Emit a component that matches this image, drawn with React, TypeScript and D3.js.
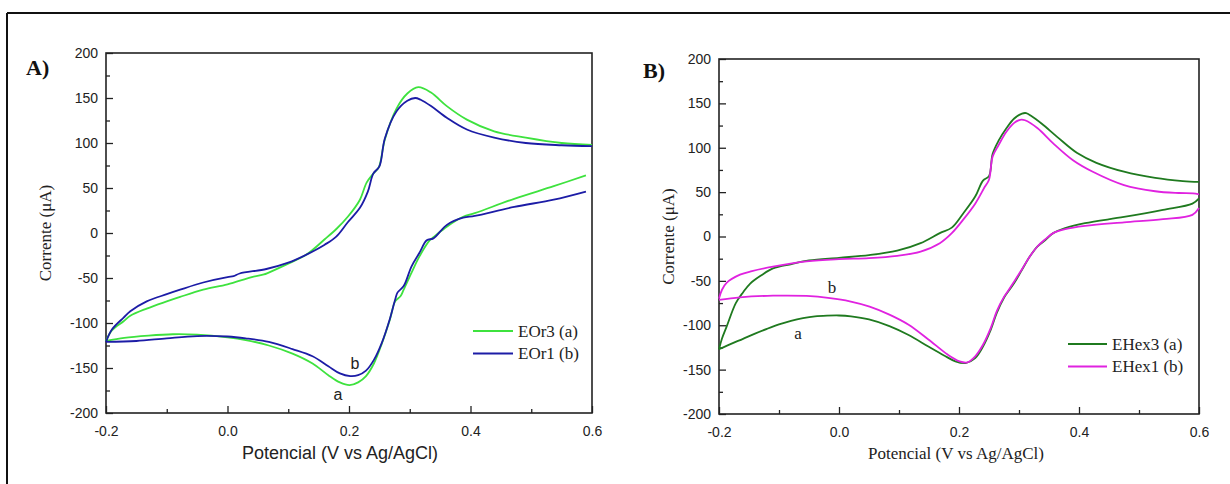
import React, { useEffect, useRef } from 'react';
import * as d3 from 'd3';

// potential (V vs Ag/AgCl), current (uA)
const eor3Forward = [[-0.2,-120],[-0.19,-108],[-0.171,-98],[-0.16,-92],[-0.133,-84],[-0.1,-76],[-0.078,-71],[-0.04,-63],[0.0,-57],[0.04,-49],[0.06,-46],[0.066,-44.5],[0.1,-34],[0.13,-24],[0.16,-7],[0.18,5],[0.198,18],[0.218,37],[0.229,56],[0.24,66],[0.249,73],[0.259,104],[0.278,138],[0.296,155],[0.314,162],[0.335,156],[0.361,141],[0.394,126],[0.439,113],[0.491,106],[0.55,100],[0.6,98]];
const eor3Reverse = [[0.59,64],[0.537,52],[0.472,38],[0.407,22],[0.388,18],[0.361,7],[0.342,-3],[0.333,-8],[0.316,-26],[0.303,-44],[0.29,-63],[0.285,-70],[0.276,-76],[0.267,-97],[0.254,-123],[0.241,-145],[0.228,-159],[0.215,-166],[0.201,-169],[0.185,-166],[0.166,-158],[0.14,-145],[0.107,-134],[0.068,-125],[0.03,-119],[0.0,-116],[-0.05,-113],[-0.09,-112.5],[-0.13,-114],[-0.17,-116.5],[-0.2,-120]];
const eor1Forward = [[-0.2,-121],[-0.19,-107],[-0.171,-94],[-0.16,-87],[-0.133,-76],[-0.1,-68],[-0.078,-63],[-0.04,-55],[0.0,-49],[0.01,-48],[0.02,-45],[0.064,-40],[0.1,-33],[0.13,-24],[0.16,-13],[0.179,-4],[0.198,12],[0.218,28],[0.231,46],[0.24,66],[0.25,74],[0.259,105],[0.278,135],[0.296,147],[0.309,150],[0.318,148],[0.335,141],[0.361,128],[0.394,115],[0.439,106],[0.491,100],[0.55,97.5],[0.6,96.5]];
const eor1Reverse = [[0.59,46],[0.537,37],[0.472,29],[0.407,19],[0.388,17],[0.361,9],[0.339,-6],[0.328,-8],[0.316,-22],[0.303,-37],[0.29,-59],[0.28,-66],[0.276,-74],[0.267,-96],[0.254,-122],[0.241,-141],[0.228,-153],[0.215,-158],[0.202,-159],[0.185,-156],[0.166,-148],[0.14,-137],[0.107,-129],[0.068,-121],[0.03,-117],[0.0,-115],[-0.05,-114.5],[-0.1,-117],[-0.15,-120],[-0.2,-121]];

const ehex3Forward = [[-0.2,-127],[-0.195,-115],[-0.187,-101],[-0.172,-75],[-0.16,-63],[-0.148,-53],[-0.13,-44],[-0.11,-36],[-0.079,-31],[-0.05,-27],[0.0,-24],[0.05,-21],[0.097,-16],[0.136,-7.5],[0.168,3.8],[0.188,10],[0.207,26],[0.227,45],[0.24,63],[0.25,68],[0.256,93],[0.266,108],[0.279,122],[0.292,133],[0.305,138.5],[0.312,139],[0.32,136],[0.338,127],[0.364,112],[0.397,94],[0.429,83],[0.475,73],[0.527,66],[0.573,62.5],[0.6,61.5]];
const ehex3Reverse = [[0.6,43],[0.589,37],[0.54,30],[0.475,22],[0.41,15],[0.377,9.4],[0.357,3.8],[0.344,-4],[0.331,-11],[0.318,-22.5],[0.305,-37.5],[0.292,-52.5],[0.282,-62],[0.275,-69],[0.263,-86],[0.253,-105],[0.24,-124],[0.227,-137],[0.211,-142.6],[0.194,-140.7],[0.175,-134],[0.149,-124],[0.116,-111],[0.084,-101],[0.05,-93.5],[0.02,-90],[0.0,-89],[-0.02,-89.2],[-0.04,-90],[-0.06,-92],[-0.08,-95],[-0.1,-99],[-0.12,-104],[-0.14,-109.5],[-0.16,-115.3],[-0.18,-121],[-0.2,-127]];
const ehex1Forward = [[-0.2,-70],[-0.195,-60],[-0.187,-52],[-0.165,-43],[-0.145,-39],[-0.11,-34],[-0.054,-28],[0.0,-25.5],[0.05,-24.4],[0.097,-21.8],[0.136,-17],[0.168,-7.5],[0.188,3.8],[0.207,19],[0.227,37],[0.243,56],[0.25,64],[0.256,90],[0.266,103],[0.279,118],[0.292,128],[0.302,131.5],[0.31,131],[0.331,122],[0.357,105],[0.39,86],[0.423,73],[0.475,58],[0.527,51],[0.566,49],[0.59,48.5],[0.6,47.5]];
const ehex1Reverse = [[0.6,32],[0.589,24.4],[0.54,19.5],[0.475,16],[0.41,12],[0.377,8.3],[0.357,3.8],[0.344,-3],[0.331,-11],[0.318,-22.5],[0.305,-36.8],[0.292,-50.7],[0.282,-61],[0.275,-68],[0.263,-84],[0.253,-103],[0.24,-122],[0.227,-135],[0.214,-141.8],[0.201,-140.7],[0.181,-133],[0.149,-116],[0.116,-99.4],[0.084,-88],[0.051,-79],[0.018,-73],[-0.015,-69.4],[-0.054,-67],[-0.11,-66.7],[-0.165,-68.5],[-0.2,-71.5]];

const xTicks = [-0.2, 0.0, 0.2, 0.4, 0.6];
const xMinor = [-0.1, 0.1, 0.3, 0.5];
const yTicks = [-200, -150, -100, -50, 0, 50, 100, 150, 200];
const yMinor = [-175, -125, -75, -25, 25, 75, 125, 175];

const SANS = '"Liberation Sans", Arial, sans-serif';
const SERIF = '"Liberation Serif", "Times New Roman", serif';

const hyphen = f => d => f(d).replace('\u2212', '-');

const panels = [
  {
    box: { l: 106, r: 592, t: 53, b: 413 },
    tag: 'A)', tagX: 26, tagY: 75,
    yTitleX: 51, xTitleX: 340, xTitleFont: SANS, xTitleSize: 18,
    noteFont: SANS, noteSize: 16,
    notes: [{ t: 'b', x: 355, y: 369 }, { t: 'a', x: 338, y: 400 }],
    legend: { x1: 473, x2: 513, y: 331 },
    series: [
      { name: 'EOr3 (a)', color: '#3ee23e', parts: [eor3Forward, eor3Reverse] },
      { name: 'EOr1 (b)', color: '#1c1ca6', parts: [eor1Forward, eor1Reverse] },
    ],
  },
  {
    box: { l: 719, r: 1199, t: 59, b: 414 },
    tag: 'B)', tagX: 643, tagY: 78,
    yTitleX: 674, xTitleX: 956, xTitleFont: SERIF, xTitleSize: 17,
    noteFont: SERIF, noteSize: 17,
    notes: [{ t: 'b', x: 832, y: 293 }, { t: 'a', x: 798, y: 339 }],
    legend: { x1: 1068, x2: 1107, y: 344 },
    series: [
      { name: 'EHex3 (a)', color: '#1f7a1f', parts: [ehex3Forward, ehex3Reverse] },
      { name: 'EHex1 (b)', color: '#e022e0', parts: [ehex1Forward, ehex1Reverse] },
    ],
  },
];

const App = () => {
  const ref = useRef(null);

  useEffect(() => {
    const svg = d3.select(ref.current);
    svg.selectAll('*').remove();

    // outer frame (only left and top edges are inside the picture)
    svg.append('line').attr('x1', 7).attr('x2', 7).attr('y1', 13).attr('y2', 484)
      .attr('stroke', '#111').attr('stroke-width', 2);
    svg.append('line').attr('x1', 7).attr('x2', 1230).attr('y1', 13).attr('y2', 13)
      .attr('stroke', '#111').attr('stroke-width', 2);

    panels.forEach(p => {
      const { l, r, t, b } = p.box;
      const x = d3.scaleLinear().domain([-0.2, 0.6]).range([l, r]);
      const y = d3.scaleLinear().domain([-200, 200]).range([b, t]);
      const g = svg.append('g');

      const style = sel => {
        sel.select('.domain').remove();
        sel.selectAll('line').attr('stroke', '#222').attr('stroke-width', 1.3);
        sel.selectAll('text').attr('font-family', SANS).attr('font-size', 14).attr('fill', '#222');
      };

      g.append('g').attr('transform', `translate(0,${b})`)
        .call(d3.axisBottom(x).tickValues(xTicks).tickSize(-7).tickPadding(13).tickFormat(hyphen(d3.format('.1f'))))
        .call(style);
      g.append('g').attr('transform', `translate(0,${b})`)
        .call(d3.axisBottom(x).tickValues(xMinor).tickSize(-4).tickFormat(() => ''))
        .call(style);
      g.append('g').attr('transform', `translate(${l},0)`)
        .call(d3.axisLeft(y).tickValues(yTicks).tickSize(-7).tickPadding(8).tickFormat(hyphen(d3.format('d'))))
        .call(style);
      g.append('g').attr('transform', `translate(${l},0)`)
        .call(d3.axisLeft(y).tickValues(yMinor).tickSize(-4).tickFormat(() => ''))
        .call(style);

      g.append('rect').attr('x', l).attr('y', t).attr('width', r - l).attr('height', b - t)
        .attr('fill', 'none').attr('stroke', '#222').attr('stroke-width', 1.6);

      const line = d3.line().x(d => x(d[0])).y(d => y(d[1])).curve(d3.curveCatmullRom.alpha(0.5));
      p.series.forEach(s => {
        s.parts.forEach(part => {
          g.append('path').attr('d', line(part)).attr('fill', 'none')
            .attr('stroke', s.color).attr('stroke-width', 1.8).attr('stroke-linejoin', 'round');
        });
      });

      // legend
      p.series.forEach((s, i) => {
        const ly = p.legend.y + i * 22.5;
        g.append('line').attr('x1', p.legend.x1).attr('x2', p.legend.x2).attr('y1', ly).attr('y2', ly)
          .attr('stroke', s.color).attr('stroke-width', 1.8);
        g.append('text').attr('x', p.legend.x2 + 5).attr('y', ly).attr('dy', '0.35em')
          .attr('font-family', SERIF).attr('font-size', 17).attr('fill', '#222').text(s.name);
      });

      p.notes.forEach(n => {
        g.append('text').attr('x', n.x).attr('y', n.y).attr('text-anchor', 'middle')
          .attr('font-family', p.noteFont).attr('font-size', p.noteSize).attr('fill', '#222').text(n.t);
      });

      g.append('text').attr('x', p.tagX).attr('y', p.tagY)
        .attr('font-family', SERIF).attr('font-weight', 'bold').attr('font-size', 22).attr('fill', '#111')
        .text(p.tag);

      g.append('text').attr('transform', `translate(${p.yTitleX},${(t + b) / 2}) rotate(-90)`)
        .attr('text-anchor', 'middle').attr('font-family', SERIF).attr('font-size', 17).attr('fill', '#222')
        .text('Corrente (\u03bcA)');

      g.append('text').attr('x', p.xTitleX).attr('y', 459).attr('text-anchor', 'middle')
        .attr('font-family', p.xTitleFont).attr('font-size', p.xTitleSize).attr('fill', '#222')
        .text('Potencial (V vs Ag/AgCl)');
    });
  }, []);

  return (
    <svg ref={ref} width={1230} height={484}
      style={{ position: 'absolute', left: 0, top: 0, background: '#fff' }} />
  );
};

export default App;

■ EXERCISE GOAL
Begin at the first line of the material and copy each line exactly through the one containing "import * as d3 from 'd3';". Omit pictures.

■ SOLUTION
Emit a component that matches this image, drawn with React, TypeScript and D3.js.
import React, { useEffect, useRef } from 'react';
import * as d3 from 'd3';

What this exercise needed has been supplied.